Sosok yang sempat menempuh jenjang sarjana dan magister di Jurusan Pendidikan Bahasa Arab UIN Maulana Malik Ibrahim Malang ini menambahkan bahwa di sekitar areal jasjid ini juga terdapat makam seperti Makam Tuan Guru Cik Ya'kub, Wakif Masjid. Tuan Guru Moyang Khotib, yang berasal dari Pangkal Pinang, Bangka Belitung dan KHR. Ahmad al-Hadi bin Dahlan Al-Falaky dari Semarang, Sahabat almaghfurlahu KH. Abdul Hamid Pasuruan sejak sama-sama menyantri di Pondok Pesantren Termas, Pacitan. Dikisahkan bahwa keduanya saling berkunjung satu sama lain ke Jembarana dan Pasuruan, karena juga mengasuh pesantren dimana jika Kyai Hamid mendirikan Pondok Pesantren Salafiyah yang saat inu diasuh putra bungsunya KH. Idris Hamid, maka KH. Dahlan juga mendirikan Pondok Pesantren Mambaul Ulum yang berlokasi tak jauh dari Masjid Baitul Qodim yang sekarang diasuh oleh KH. Zakihar.
Begitu sekilas sejarah masjid yang penuh sejarah perjuangan dan menjadi pusat dakwah di Pulau Dewata bagian Barat ini. Belajar dari perjuangan dakwah di atas sudah saatnya kita sebagai generasi now yang hanya penjadi penerus perjuangan mereka, untuk lebih giat rajin ke masjid.
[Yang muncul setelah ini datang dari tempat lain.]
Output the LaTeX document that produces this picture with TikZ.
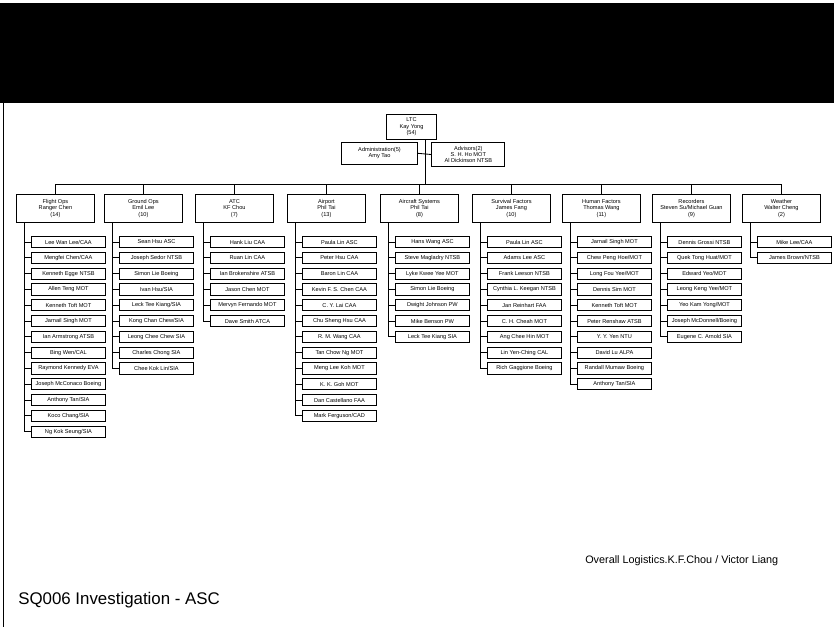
\documentclass[tikz,border=0pt]{standalone}
\usepackage{fontspec}
\setmainfont{Liberation Sans}

\newcommand{\memberfont}{\fontsize{4}{4.6}\selectfont}
\newcommand{\deptfont}{\fontsize{4}{4.6}\selectfont}

\tikzset{
  topbox/.style={draw, line width=.6pt, align=center, font=\deptfont, inner sep=0pt},
  dept/.style={topbox, minimum width=1.95cm, minimum height=.7cm, anchor=north west},
  member/.style={draw, line width=.6pt, font=\memberfont, inner sep=0pt,
                 minimum width=1.85cm, minimum height=.28cm, anchor=west},
  link/.style={line width=.6pt},
}

% une colonne : #1 nom, #2 bord gauche, #3 titre, #4 membres
\newcommand{\deptcol}[4]{%
  \node[dept] (#1) at (#2,194) {#3};
  \draw[link] (#1.north) -- (#1.north |- hub);
  \coordinate (#1-t) at (#2+8,222);
  \foreach \who [count=\k] in {#4}{
    \node[member] (#1-\k) at (#2+15,{242+15.8*(\k-1)}) {\who};
    \draw[link] (#1-t) |- (#1-\k.west);
  }
}

\begin{document}
\begin{tikzpicture}  % ------ SQ006 organisation -------
    [x={(0.025cm,0cm)},y={(0cm,-0.025cm)}]

  \useasboundingbox (0,0) rectangle (834,627);
  \fill (0,3) rectangle (834,103);   % bandeau du titre (scan)
  \draw[link] (3,103) -- (3,627);

  \node[topbox, minimum width=1.23cm, minimum height=.64cm] (ltc) at (411.5,127) {LTC\\Kay Yong\\(54)};
  \node[topbox, minimum width=1.89cm, minimum height=.55cm] (admin) at (379.5,153.3) {Administration(5)\\Amy Tao};
  \node[topbox, minimum width=1.83cm, minimum height=.61cm] (advisors) at (468.3,154.5) {Advisors(2)\\S. H. Ho MOT\\Al Dickinson NTSB};
  \coordinate (hub) at (425,184);

  \draw[link] (ltc.south -| hub) -- (hub);
  \draw[link] (admin.east) -- (advisors.west);

  \deptcol{fltops}{16}{Flight Ops\\Ranger Chen\\(14)}{Lee Wan Lee/CAA, Mengfei Chen/CAA, Kenneth Egge NTSB,
    Allen Teng MOT, Kenneth Toft MOT, Jarnail Singh MOT, Ian Armstrong ATSB, Bing Wen/CAL,
    Raymond Kennedy EVA, Joseph McConaco Boeing, Anthony Tan/SIA, Koco Chang/SIA, Ng Kok Seung/SIA}
  \deptcol{grdops}{104}{Ground Ops\\Emil Lee\\(10)}{Sean Hsu ASC, Joseph Sedor NTSB, Simon Lie Boeing,
    Ivan Hsu/SIA, Leck Tee Kiang/SIA, Kong Chan Chew/SIA, Leong Chee Chew SIA, Charles Chong SIA, Chee Kok Lin/SIA}
  \deptcol{atc}{195}{ATC\\KF Chou\\(7)}{Hank Liu CAA, Ruan Lin CAA, Ian Brokenshire ATSB,
    Jason Chen MOT, Mervyn Fernando MOT, Dave Smith ATCA}
  \deptcol{airport}{287}{Airport\\Phil Tai\\(13)}{Paula Lin ASC, Peter Hsu CAA, Baron Lin CAA,
    Kevin F. S. Chen CAA, C. Y. Lai CAA, Chu Sheng Hsu CAA, R. M. Wang CAA, Tan Chow Ng MOT,
    Meng Lee Koh MOT, K. K. Goh MOT, Dan Castellano FAA, Mark Ferguson/CAD}
  \deptcol{acsys}{380}{Aircraft Systems\\Phil Tai\\(8)}{Hans Wang ASC, Steve Magladry NTSB,
    Lyke Kwee Yee MOT, Simon Lie Boeing, Dwight Johnson PW, Mike Benson PW, Leck Tee Kiang SIA}
  \deptcol{survival}{472}{Survival Factors\\James Fang\\(10)}{Paula Lin ASC, Adams Lee ASC,
    Frank Leeson NTSB, Cynthia L. Keegan NTSB, Jan Reinhart FAA, C. H. Cheah MOT, Ang Chee Hin MOT,
    Lin Yen-Ching CAL, Rich Gaggione Boeing}
  \deptcol{human}{562}{Human Factors\\Thomas Wang\\(11)}{Jarnail Singh MOT, Chew Peng Hoe/MOT,
    Long Fou Yee/MOT, Dennis Sim MOT, Kenneth Toft MOT, Peter Renshaw ATSB, Y. Y. Yen NTU,
    David Lu ALPA, Randall Mumaw Boeing, Anthony Tan/SIA}
  \deptcol{recorders}{652}{Recorders\\Steven Su/Michael Guan\\(9)}{Dennis Grossi NTSB,
    Quek Tong Huat/MOT, Edward Yeo/MOT, Leong Keng Yee/MOT, Yeo Kam Yong/MOT,
    Joseph McDonnell/Boeing, Eugene C. Arnold SIA}
  \deptcol{weather}{742}{Weather\\Walter Cheng\\(2)}{Mike Lee/CAA, James Brown/NTSB}

  \draw[link] (fltops.north |- hub) -- (weather.north |- hub);  % barre principale

  \node[anchor=west, font=\fontsize{7.7}{9}\selectfont, inner sep=0pt] (logist) at (585,561)
      {Overall Logistics.K.F.Chou / Victor Liang};
  \node[anchor=west, font=\fontsize{12}{14}\selectfont, inner sep=0pt] (title) at (18,600)
      {SQ006 Investigation - ASC};
\end{tikzpicture}
\end{document}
Hal ini juga didorong oleh motivasi dari sebuah hadist yang mengatakan bahwa seseorang yang hatinya selalu terikat pada rumah Allah kelak di akhirat mereka menjadi satu dari 7 golongan yang akan mendapatkan perlindungan dimana saat itu tak ada perlindungan selain atas rahmat Allah dan syafaat Nabi Muhammad SAW. Selain itu dengan memakmurkan masjid, kelak kita juga akan mendapatkan keberuntungan hidup di dunia sampai akhirat, sebagaimana dijanjikan oleh Allah SWT dalam kalam suci-Nya
إِنَّمَا يَعْمُرُ مَسَاجِدَ اللَّهِ مَنْ آمَنَ بِاللَّهِ وَالْيَوْمِ الْآخِرِ وَأَقَامَ الصَّلَاةَ وَآتَى الزَّكَاةَ وَلَمْ يَخْشَ إِلَّا اللَّهَ ۖ فَعَسَىٰ أُولَٰئِكَ أَنْ يَكُونُوا مِنَ الْمُهْتَدِينَ
"Sesungguhnya yang memakmurkan masjid Allah hanyalah orang-orang yang beriman kepada Allah dan hari kemudian, serta (tetap) melaksanakan shalat, menunaikan zakat dan tidak takut (kepada apa pun) kecuali kepada Allah. Maka mudah-mudahan mereka termasuk orang-orang yang mendapat petunjuk.
(QS: At-Taubah: 18)
Jembrana, 23 Desember 2017
Mohammad Nuris

Santri Backpacker Nusantara

Selanjutnya....
>>> Pondok Pesantren Raudhotul Huffadz, Kediri, Tabanan Bali asuhan KH. Nurhadi Al-Hafidz Rois Syuriah PWNU Provinsi Bali <<<

Komentar

Postingan populer dari blog ini

Mulianya para Penghafal Al-Qur'an Panglima Panji Islam

Kisah Kyai dan Sopirnya, Meneladi Dua Wali Besar KH. Arwani Amin Kudus dan KH. Abdul Hamid Pasuruan)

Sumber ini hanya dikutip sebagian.